--- start MATERIAL FOR THIS EXERCISE ---
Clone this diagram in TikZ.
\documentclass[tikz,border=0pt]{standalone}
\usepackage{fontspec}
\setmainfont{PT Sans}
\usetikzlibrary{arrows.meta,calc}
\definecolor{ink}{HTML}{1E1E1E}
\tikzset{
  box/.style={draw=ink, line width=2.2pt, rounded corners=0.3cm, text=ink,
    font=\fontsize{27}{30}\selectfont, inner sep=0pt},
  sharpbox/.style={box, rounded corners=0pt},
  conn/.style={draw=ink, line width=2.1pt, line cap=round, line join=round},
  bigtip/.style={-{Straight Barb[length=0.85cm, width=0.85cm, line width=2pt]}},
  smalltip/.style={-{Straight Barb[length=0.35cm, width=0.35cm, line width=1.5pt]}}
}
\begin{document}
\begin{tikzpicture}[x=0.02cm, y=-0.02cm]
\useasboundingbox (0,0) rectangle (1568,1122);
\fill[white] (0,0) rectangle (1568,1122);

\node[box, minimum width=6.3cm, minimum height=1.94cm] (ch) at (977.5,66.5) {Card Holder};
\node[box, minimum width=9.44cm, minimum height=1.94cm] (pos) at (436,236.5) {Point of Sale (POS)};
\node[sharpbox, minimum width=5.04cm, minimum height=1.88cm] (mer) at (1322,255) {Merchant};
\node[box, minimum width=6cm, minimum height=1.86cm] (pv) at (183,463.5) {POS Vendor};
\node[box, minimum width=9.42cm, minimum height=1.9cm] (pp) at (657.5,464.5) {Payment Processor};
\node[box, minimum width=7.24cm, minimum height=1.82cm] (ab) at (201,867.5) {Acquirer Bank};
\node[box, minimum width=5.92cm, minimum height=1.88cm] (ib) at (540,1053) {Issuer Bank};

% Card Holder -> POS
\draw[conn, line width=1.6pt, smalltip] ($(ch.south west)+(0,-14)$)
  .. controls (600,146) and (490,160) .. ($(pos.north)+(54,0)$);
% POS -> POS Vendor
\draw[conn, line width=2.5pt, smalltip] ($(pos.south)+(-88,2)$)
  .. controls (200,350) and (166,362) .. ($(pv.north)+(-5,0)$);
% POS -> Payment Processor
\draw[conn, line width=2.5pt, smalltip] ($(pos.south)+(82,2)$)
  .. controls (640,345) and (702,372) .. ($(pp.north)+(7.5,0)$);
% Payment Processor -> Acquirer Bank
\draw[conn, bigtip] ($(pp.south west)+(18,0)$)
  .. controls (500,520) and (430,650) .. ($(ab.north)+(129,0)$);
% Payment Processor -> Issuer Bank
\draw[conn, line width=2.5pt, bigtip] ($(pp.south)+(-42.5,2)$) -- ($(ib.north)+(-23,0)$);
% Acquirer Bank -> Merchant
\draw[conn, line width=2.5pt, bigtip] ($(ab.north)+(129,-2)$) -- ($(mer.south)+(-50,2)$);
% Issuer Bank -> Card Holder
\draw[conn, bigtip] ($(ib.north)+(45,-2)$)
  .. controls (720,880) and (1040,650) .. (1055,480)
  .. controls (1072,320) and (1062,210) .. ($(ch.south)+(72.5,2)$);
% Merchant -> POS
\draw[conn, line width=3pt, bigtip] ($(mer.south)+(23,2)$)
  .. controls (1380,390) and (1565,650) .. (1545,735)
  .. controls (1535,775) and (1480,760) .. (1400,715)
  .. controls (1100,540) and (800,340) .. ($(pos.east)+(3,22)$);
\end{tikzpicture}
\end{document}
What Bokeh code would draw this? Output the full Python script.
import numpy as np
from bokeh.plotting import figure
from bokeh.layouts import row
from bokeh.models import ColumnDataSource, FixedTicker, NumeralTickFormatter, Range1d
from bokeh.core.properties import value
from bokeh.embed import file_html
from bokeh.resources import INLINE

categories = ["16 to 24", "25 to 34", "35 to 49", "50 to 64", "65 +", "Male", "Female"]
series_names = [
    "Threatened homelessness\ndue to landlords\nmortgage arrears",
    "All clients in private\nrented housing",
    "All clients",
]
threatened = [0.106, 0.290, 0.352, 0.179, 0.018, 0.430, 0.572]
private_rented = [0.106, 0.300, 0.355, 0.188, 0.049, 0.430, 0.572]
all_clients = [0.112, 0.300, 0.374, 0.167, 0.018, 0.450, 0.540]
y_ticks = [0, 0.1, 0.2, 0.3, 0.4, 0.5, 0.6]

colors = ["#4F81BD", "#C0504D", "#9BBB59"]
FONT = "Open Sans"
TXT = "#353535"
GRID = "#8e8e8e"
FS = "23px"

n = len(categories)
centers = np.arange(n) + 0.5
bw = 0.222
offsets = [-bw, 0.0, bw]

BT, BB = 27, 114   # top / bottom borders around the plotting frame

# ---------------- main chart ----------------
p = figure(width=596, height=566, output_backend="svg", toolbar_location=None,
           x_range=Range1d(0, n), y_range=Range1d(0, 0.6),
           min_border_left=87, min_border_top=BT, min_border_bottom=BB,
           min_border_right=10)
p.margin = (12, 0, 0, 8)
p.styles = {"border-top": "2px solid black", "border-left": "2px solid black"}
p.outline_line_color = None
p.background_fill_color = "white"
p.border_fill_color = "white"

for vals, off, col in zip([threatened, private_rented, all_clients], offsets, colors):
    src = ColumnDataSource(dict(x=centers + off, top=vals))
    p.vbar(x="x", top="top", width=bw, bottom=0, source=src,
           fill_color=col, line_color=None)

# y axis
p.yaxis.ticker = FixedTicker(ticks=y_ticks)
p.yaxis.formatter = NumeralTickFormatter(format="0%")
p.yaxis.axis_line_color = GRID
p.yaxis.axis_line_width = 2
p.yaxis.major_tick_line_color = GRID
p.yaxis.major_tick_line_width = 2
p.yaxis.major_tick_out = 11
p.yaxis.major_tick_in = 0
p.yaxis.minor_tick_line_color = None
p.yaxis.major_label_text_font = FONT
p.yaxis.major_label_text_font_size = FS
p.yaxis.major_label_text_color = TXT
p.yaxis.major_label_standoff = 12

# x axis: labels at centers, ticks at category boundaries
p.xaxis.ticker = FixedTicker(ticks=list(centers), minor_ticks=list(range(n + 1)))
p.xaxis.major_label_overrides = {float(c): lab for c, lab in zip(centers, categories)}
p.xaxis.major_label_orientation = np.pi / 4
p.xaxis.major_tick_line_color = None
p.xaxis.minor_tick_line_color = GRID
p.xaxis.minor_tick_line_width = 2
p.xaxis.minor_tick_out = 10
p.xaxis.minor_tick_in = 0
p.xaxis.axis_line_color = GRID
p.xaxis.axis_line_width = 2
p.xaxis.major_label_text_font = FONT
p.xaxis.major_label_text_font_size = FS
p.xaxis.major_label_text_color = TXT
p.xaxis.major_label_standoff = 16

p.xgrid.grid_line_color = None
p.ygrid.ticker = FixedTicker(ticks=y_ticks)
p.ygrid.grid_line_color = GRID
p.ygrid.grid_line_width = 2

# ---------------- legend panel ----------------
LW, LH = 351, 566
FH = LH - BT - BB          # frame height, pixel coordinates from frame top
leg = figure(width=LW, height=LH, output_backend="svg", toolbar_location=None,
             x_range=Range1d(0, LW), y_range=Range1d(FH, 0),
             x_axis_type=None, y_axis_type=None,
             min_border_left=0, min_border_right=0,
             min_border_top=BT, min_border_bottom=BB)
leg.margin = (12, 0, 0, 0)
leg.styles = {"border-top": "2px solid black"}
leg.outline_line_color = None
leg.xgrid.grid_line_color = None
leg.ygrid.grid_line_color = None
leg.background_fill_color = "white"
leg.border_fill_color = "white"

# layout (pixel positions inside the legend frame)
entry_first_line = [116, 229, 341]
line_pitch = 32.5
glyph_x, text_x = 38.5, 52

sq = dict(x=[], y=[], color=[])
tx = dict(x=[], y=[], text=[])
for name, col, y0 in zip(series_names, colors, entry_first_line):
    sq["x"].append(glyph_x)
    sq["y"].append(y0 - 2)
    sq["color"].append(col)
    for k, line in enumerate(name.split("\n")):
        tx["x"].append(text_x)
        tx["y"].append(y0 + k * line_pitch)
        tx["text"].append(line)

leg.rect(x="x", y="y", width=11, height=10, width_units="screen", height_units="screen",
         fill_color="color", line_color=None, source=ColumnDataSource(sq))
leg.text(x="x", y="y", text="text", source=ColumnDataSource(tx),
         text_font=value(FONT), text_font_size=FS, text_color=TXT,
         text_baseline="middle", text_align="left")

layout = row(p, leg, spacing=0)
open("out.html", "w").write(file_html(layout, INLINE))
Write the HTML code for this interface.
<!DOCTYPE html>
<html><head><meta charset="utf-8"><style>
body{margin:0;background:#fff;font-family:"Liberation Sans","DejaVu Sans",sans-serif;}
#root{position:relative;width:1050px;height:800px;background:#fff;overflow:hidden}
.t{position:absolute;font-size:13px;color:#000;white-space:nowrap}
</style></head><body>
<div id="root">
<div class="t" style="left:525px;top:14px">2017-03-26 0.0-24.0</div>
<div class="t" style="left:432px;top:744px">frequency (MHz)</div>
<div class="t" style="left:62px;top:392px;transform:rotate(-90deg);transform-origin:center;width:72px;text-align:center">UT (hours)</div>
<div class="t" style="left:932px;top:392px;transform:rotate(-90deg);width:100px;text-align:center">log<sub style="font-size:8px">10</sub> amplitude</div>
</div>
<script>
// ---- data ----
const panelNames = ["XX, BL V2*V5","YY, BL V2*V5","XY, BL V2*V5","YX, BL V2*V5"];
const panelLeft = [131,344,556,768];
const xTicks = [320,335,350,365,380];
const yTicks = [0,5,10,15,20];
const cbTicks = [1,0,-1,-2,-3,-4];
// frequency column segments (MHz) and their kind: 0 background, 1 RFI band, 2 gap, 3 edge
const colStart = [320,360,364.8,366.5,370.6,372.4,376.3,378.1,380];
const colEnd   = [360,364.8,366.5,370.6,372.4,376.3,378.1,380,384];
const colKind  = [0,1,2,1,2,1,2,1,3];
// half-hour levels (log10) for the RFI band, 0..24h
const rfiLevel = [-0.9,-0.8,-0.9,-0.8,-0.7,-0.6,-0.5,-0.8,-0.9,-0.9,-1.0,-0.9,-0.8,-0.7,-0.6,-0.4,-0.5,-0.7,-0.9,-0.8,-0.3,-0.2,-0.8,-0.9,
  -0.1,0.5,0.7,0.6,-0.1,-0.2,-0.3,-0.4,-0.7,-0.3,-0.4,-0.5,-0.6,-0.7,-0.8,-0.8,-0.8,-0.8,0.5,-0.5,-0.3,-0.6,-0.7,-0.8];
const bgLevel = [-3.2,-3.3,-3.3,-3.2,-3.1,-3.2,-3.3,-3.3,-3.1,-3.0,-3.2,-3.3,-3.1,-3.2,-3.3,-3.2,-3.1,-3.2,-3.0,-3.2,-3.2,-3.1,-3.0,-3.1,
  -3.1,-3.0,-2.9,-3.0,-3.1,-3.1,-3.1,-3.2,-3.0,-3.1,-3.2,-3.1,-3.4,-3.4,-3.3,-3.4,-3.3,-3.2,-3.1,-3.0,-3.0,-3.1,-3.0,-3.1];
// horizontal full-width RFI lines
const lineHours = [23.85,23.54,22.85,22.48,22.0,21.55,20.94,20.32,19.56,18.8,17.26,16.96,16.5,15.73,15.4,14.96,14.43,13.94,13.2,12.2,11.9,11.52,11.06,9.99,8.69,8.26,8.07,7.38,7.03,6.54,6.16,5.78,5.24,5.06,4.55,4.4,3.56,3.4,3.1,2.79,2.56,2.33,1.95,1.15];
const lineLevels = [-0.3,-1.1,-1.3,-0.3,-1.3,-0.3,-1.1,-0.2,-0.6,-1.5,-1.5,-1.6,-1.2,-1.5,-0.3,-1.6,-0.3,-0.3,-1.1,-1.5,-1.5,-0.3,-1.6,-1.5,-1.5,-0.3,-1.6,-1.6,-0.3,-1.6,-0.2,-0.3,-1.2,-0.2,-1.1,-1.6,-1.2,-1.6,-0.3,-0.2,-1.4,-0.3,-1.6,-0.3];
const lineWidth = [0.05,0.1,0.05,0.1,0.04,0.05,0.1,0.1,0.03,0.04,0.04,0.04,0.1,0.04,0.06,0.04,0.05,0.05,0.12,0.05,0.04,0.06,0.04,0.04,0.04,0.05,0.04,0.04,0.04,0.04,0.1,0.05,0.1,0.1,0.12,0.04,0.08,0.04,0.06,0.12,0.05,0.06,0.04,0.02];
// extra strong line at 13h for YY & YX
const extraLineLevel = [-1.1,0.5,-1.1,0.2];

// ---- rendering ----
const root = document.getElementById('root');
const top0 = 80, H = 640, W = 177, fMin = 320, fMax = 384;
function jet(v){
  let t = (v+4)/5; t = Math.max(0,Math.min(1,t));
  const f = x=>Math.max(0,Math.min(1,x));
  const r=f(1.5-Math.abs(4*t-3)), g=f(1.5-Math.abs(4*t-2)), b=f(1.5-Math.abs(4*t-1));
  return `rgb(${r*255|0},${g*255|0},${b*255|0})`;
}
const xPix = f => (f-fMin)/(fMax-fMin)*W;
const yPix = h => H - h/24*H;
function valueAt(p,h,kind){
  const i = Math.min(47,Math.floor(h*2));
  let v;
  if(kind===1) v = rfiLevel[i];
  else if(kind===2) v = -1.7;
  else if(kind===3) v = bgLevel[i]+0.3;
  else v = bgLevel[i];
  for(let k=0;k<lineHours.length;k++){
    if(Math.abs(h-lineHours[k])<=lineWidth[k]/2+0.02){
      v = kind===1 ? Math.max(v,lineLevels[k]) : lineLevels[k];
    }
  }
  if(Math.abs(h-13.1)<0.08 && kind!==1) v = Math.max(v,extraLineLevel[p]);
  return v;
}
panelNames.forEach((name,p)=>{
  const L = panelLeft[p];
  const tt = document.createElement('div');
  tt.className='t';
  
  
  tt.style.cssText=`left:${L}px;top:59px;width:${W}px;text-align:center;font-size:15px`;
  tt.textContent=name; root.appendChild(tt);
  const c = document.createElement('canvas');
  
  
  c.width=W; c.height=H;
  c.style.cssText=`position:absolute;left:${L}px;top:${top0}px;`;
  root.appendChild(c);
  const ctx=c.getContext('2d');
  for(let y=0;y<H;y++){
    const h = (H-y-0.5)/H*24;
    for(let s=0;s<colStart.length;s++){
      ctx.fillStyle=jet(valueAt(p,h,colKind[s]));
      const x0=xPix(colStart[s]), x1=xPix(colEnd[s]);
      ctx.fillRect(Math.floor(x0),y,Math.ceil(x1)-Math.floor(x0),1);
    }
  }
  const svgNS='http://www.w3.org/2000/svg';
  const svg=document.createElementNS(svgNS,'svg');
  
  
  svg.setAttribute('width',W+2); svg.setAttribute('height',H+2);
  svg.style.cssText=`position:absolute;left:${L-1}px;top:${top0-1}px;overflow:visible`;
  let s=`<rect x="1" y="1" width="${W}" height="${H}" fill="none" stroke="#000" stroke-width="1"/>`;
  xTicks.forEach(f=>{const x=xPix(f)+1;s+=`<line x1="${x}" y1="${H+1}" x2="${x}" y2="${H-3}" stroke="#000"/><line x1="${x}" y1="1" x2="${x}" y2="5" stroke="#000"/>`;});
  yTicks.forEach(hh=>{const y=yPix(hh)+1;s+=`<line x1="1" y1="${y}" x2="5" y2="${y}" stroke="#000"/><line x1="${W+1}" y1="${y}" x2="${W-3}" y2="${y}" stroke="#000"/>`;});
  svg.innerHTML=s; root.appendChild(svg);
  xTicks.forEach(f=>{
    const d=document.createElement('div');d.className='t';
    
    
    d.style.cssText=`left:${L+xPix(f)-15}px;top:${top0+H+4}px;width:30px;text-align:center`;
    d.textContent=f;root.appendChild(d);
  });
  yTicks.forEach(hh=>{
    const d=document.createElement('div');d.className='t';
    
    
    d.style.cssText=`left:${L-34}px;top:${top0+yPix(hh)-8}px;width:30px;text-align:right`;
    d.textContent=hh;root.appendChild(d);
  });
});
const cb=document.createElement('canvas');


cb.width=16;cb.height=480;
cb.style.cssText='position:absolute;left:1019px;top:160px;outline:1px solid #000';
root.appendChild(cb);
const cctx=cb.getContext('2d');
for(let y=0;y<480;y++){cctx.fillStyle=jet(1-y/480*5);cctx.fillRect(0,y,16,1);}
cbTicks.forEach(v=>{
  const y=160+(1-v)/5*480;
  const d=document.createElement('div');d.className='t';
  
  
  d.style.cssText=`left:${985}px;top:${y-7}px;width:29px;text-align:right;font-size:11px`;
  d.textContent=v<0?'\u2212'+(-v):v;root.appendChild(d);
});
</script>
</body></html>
--- end MATERIAL FOR THIS EXERCISE ---
## PROBLEM DETAILS
Retype the records above, but only those lines that fall between the line containing "What Bokeh code" and the line containing "fill_color=col, line_color=None)", with both of those lines included, exactly as written.

## WRITTEN ANSWER
What Bokeh code would draw this? Output the full Python script.
import numpy as np
from bokeh.plotting import figure
from bokeh.layouts import row
from bokeh.models import ColumnDataSource, FixedTicker, NumeralTickFormatter, Range1d
from bokeh.core.properties import value
from bokeh.embed import file_html
from bokeh.resources import INLINE

categories = ["16 to 24", "25 to 34", "35 to 49", "50 to 64", "65 +", "Male", "Female"]
series_names = [
    "Threatened homelessness\ndue to landlords\nmortgage arrears",
    "All clients in private\nrented housing",
    "All clients",
]
threatened = [0.106, 0.290, 0.352, 0.179, 0.018, 0.430, 0.572]
private_rented = [0.106, 0.300, 0.355, 0.188, 0.049, 0.430, 0.572]
all_clients = [0.112, 0.300, 0.374, 0.167, 0.018, 0.450, 0.540]
y_ticks = [0, 0.1, 0.2, 0.3, 0.4, 0.5, 0.6]

colors = ["#4F81BD", "#C0504D", "#9BBB59"]
FONT = "Open Sans"
TXT = "#353535"
GRID = "#8e8e8e"
FS = "23px"

n = len(categories)
centers = np.arange(n) + 0.5
bw = 0.222
offsets = [-bw, 0.0, bw]

BT, BB = 27, 114   # top / bottom borders around the plotting frame

# ---------------- main chart ----------------
p = figure(width=596, height=566, output_backend="svg", toolbar_location=None,
           x_range=Range1d(0, n), y_range=Range1d(0, 0.6),
           min_border_left=87, min_border_top=BT, min_border_bottom=BB,
           min_border_right=10)
p.margin = (12, 0, 0, 8)
p.styles = {"border-top": "2px solid black", "border-left": "2px solid black"}
p.outline_line_color = None
p.background_fill_color = "white"
p.border_fill_color = "white"

for vals, off, col in zip([threatened, private_rented, all_clients], offsets, colors):
    src = ColumnDataSource(dict(x=centers + off, top=vals))
    p.vbar(x="x", top="top", width=bw, bottom=0, source=src,
           fill_color=col, line_color=None)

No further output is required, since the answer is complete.